Actual observance of the idealistic legislation on the Sabbath year is not evidenced until the end of the OT period. In fact, it is expressly stated in 2 Chr 36.21; Lv 26.34 to 35, 43, that before the Exile the Israelites did not let their land have its Sabbath years.
The earliest evidence for the observance of the Sabbath year is in Greco-Roman times, where it is generally mentioned with the great religious fervor caused by some national crisis. A reference is made in 1 Mc 6.49, 53, to the lack of food in Judea on one occasion because it was the seventh year (exact date unknown). Some of the Murabba’āt documents (see dead sea scrolls) written at the time of bar kokhba's revolt imply a š emiṭṭâ year for a.d. 133. Josephus refers to six Sabbath years at wide intervals, though open to queries detailed in Biblica 4 (1953) 501 to 515. According to the Talmud the year (a.d. 69) before the fall of Jerusalem was a Sabbath year. From such data, not always consistent, it is calculated that the year 1958 to 1959 would have been a Sabbath year.

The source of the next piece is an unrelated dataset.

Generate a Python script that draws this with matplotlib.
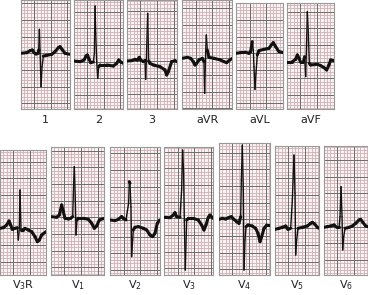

The matter is further complicated by the question whether the Sabbath year began with the spring or the fall equinox.
Jewish moralists have never agreed on the nature of the š emiṭṭâ (whether a full remission or only a moratorium of debts) or on the legality of Hillel's prôsbûl (from the Greek πρὸς βουλ[symbol omitted] βουλευτ[symbol omitted]ν at the council of the councillors), whereby a borrower could voluntarily renounce his š emiṭṭâ rights. But they have always insisted on the Sabbath year as a realistic cultic obligation, legitimately bypassed by a theoretic sale of all lands to a non-Jew for the duration. The seven-year requirements of Exodus, Deuteronomy, and Leviticus show that what they have most in common is the rehabilitation of the bankrupt (Neh 5.1–13), or generically, an assertion of social justice, which is more valid for the present day than calendaric enigmas.
Bibliography: e. lohse, g. kittel, Theologisches Wörterbuch zum Neuen Testament (Stuttgart 1935–) 7:18–20. r. north, The Biblical Jubilee: After Fifty Years (Rome 2000) 21–31; "Maccabean Sabbath Years," Biblica 34 (1953) 501–15; "Yâd in the Shemittah-Law," Vetus Testamentum 4 (1954) 196–99. c. wright, "What Happened Every Seven Years in Israel?," Evangelical Quarterly 56 (1984) 129–38, 193–201. n. lemche, "The Manumission of Slaves The Fallow Year The Sabbatical Year The Jubilee Year," Vetus Testamentum 26 (1976) 38–59. d. hopkins, The Highlands of Canaan; Agricultural Life in the Early Iron Age (Sheffield 1985). l. newman, The Sanctity of the Seventh Year, Brown Judaic Studies 44 (Chico, Calif. 1983).